C. K. Prahalad Quotes

If we stop thinking of the poor as victims or as a burden and start recognizing them as resilient and creative entrepreneurs and value conscious consumers, a whole new world of opportunity will open up.

The future lies with those companies who see the poor as their customers.

Strategy is about stretching limited resources to fit ambitious aspirations.

Imagining the future may be more important than analysing the past.

If your aspirations are not greater than your resources, you’re not an entrepreneur.

How we ask the question is extremely important to how we find the answer.

Assume responsibility for outcomes as well as for the processes and people you work with. How you achieve results will shape the kind of person you become.

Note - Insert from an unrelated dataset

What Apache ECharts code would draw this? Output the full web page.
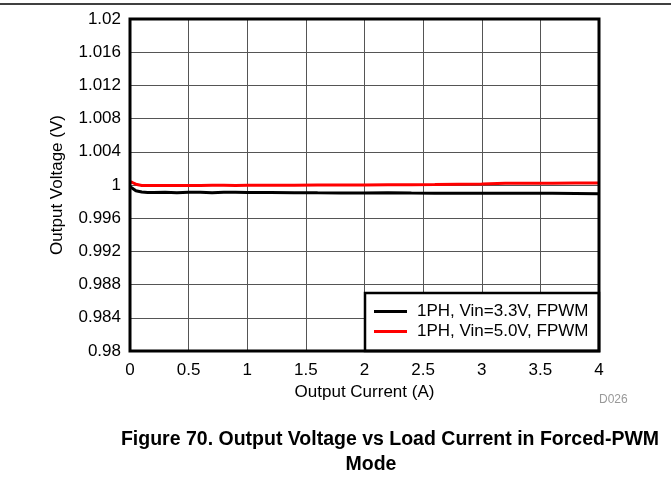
<!DOCTYPE html>
<html>
<head>
<meta charset="utf-8">
<script src="https://cdn.jsdelivr.net/npm/echarts@6/dist/echarts.min.js"></script>
<style>html,body{margin:0;padding:0;background:#fff;}#c{width:671px;height:486px;}</style>
</head>
<body>
<div id="c"></div>
<script>
const current = [0, 0.02, 0.05, 0.1, 0.15, 0.2, 0.3, 0.4, 0.5, 0.6, 0.7, 0.8, 0.9, 1.0, 1.2, 1.4, 1.6, 1.8, 2.0, 2.2, 2.4, 2.6, 2.8, 3.0, 3.2, 3.4, 3.6, 3.8, 4.0];
const vout33 = [0.9998, 0.9996, 0.9993, 0.99915, 0.9991, 0.9991, 0.99912, 0.99908, 0.99912, 0.99912, 0.99908, 0.99912, 0.99912, 0.9991, 0.9991, 0.99908, 0.99906, 0.99905, 0.99903, 0.99906, 0.99903, 0.99902, 0.999, 0.999, 0.99902, 0.999, 0.999, 0.99897, 0.99894];
const vout50 = [1.0004, 1.0003, 1.0001, 0.99995, 0.99993, 0.99993, 0.99993, 0.99995, 0.99993, 0.99995, 0.99997, 0.99997, 0.99995, 0.99997, 0.99997, 0.99998, 1.0000, 1.0000, 1.0000, 1.00002, 1.00003, 1.00005, 1.0001, 1.00012, 1.0002, 1.0002, 1.00022, 1.00024, 1.00025];
const yTickLabels = ['0.98','0.984','0.988','0.992','0.996','1','1.004','1.008','1.012','1.016','1.02'];
const xTickLabels = ['0','0.5','1','1.5','2','2.5','3','3.5','4'];
const seriesNames = ['1PH, Vin=3.3V, FPWM', '1PH, Vin=5.0V, FPWM'];

const FONT = '"Liberation Sans", Arial, sans-serif';
const G = {left: 130, top: 19, width: 469, height: 332};

const chart = echarts.init(document.getElementById('c'));
chart.setOption({
  animation: false,
  textStyle: {fontFamily: FONT},
  grid: {left: G.left, top: G.top, width: G.width, height: G.height, show: false},
  xAxis: {
    type: 'value', min: 0, max: 4, interval: 0.5,
    name: 'Output Current (A)', nameLocation: 'middle', nameGap: 29,
    nameTextStyle: {fontSize: 17, color: '#000', fontFamily: FONT},
    axisLine: {show: false},
    axisTick: {show: false},
    axisLabel: {fontSize: 17, color: '#000', margin: 11, fontFamily: FONT,
      formatter: v => xTickLabels[Math.round(v / 0.5)]},
    splitLine: {show: true, lineStyle: {color: '#555', width: 1}}
  },
  yAxis: {
    type: 'value', min: 0.98, max: 1.02, interval: 0.004,
    name: 'Output Voltage (V)', nameLocation: 'middle', nameGap: 64,
    nameTextStyle: {fontSize: 17, color: '#000', fontFamily: FONT},
    axisLine: {show: false},
    axisTick: {show: false},
    axisLabel: {fontSize: 17, color: '#000', margin: 9, fontFamily: FONT,
      formatter: v => yTickLabels[Math.round((v - 0.98) / 0.004)]},
    splitLine: {show: true, lineStyle: {color: '#555', width: 1}}
  },
  legend: {
    orient: 'vertical', left: 374, top: 303, padding: 0, z: 60,
    icon: 'rect', itemWidth: 33, itemHeight: 3, itemGap: 3,
    textStyle: {fontSize: 17, color: '#000', fontFamily: FONT, padding: [0, 0, 0, 5]},
    data: seriesNames
  },
  series: [
    {name: seriesNames[0], type: 'line', symbol: 'none', color: '#000',
     lineStyle: {width: 3, color: '#000'}, data: current.map((x, i) => [x, vout33[i]])},
    {name: seriesNames[1], type: 'line', symbol: 'none', color: '#ff0000',
     lineStyle: {width: 3, color: '#ff0000'}, data: current.map((x, i) => [x, vout50[i]])}
  ],
  graphic: [
    {type: 'line', z: 100, shape: {x1: 0, y1: 4, x2: 671, y2: 4}, style: {stroke: '#000', lineWidth: 1.5}},
    {type: 'rect', z: 100, shape: {x: G.left, y: G.top, width: G.width, height: G.height},
     style: {fill: null, stroke: '#000', lineWidth: 3}},
    {type: 'rect', z: 50, shape: {x: 365, y: 293, width: 234, height: 58},
     style: {fill: '#fff', stroke: '#000', lineWidth: 2.5}},
    {type: 'text', z: 100, x: 599, y: 394, style: {text: 'D026', fill: '#999', font: '12px ' + FONT}},
    {type: 'text', z: 100, x: 390, y: 430,
     style: {text: 'Figure 70. Output Voltage vs Load Current in Forced-PWM', fill: '#000', font: 'bold 19.5px ' + FONT, textAlign: 'center', textVerticalAlign: 'top'}},
    {type: 'text', z: 100, x: 371, y: 455,
     style: {text: 'Mode', fill: '#000', font: 'bold 19.5px ' + FONT, textAlign: 'center', textVerticalAlign: 'top'}}
  ]
});
</script>
</body>
</html>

Executives are constrained not by resources but by their imagination.

Invest time in languages and intercultural awareness. Focus on becoming part of global citizenry. In exchange for the opportunity to participate everywhere/anywhere in the world you have the obligation to do something productive, which will improve the world. Develop a personal mission, a desire to leave personal legacy.

The real source of market promise is not the wealthy few in the developing world, or even the3 emerging middle-income consumers. It is the billions of aspiring poor who are joining the market economy for the first time.

If we took the mission statements of 100 large industrial companies, mixed them up while everyone was asleep, and reassigned them at random, would anyone wake up tomorrow and cry, ‘My gosh, where has our mission statement gone?’

The resource allocation task of top management has received too much attention when compared to the task of resource leverage.

There is an important distinction between barriers to entry and barriers to imitation.

Dividing meager resources across a host of medium term operational goals creates mediocrity on a broad scale.

With wolves, solidarity is first but when they hunt, they change roles. The implicit hierarchy depends on who does what. In an organization one unique person makes a difference, but you need teamwork to make it happen.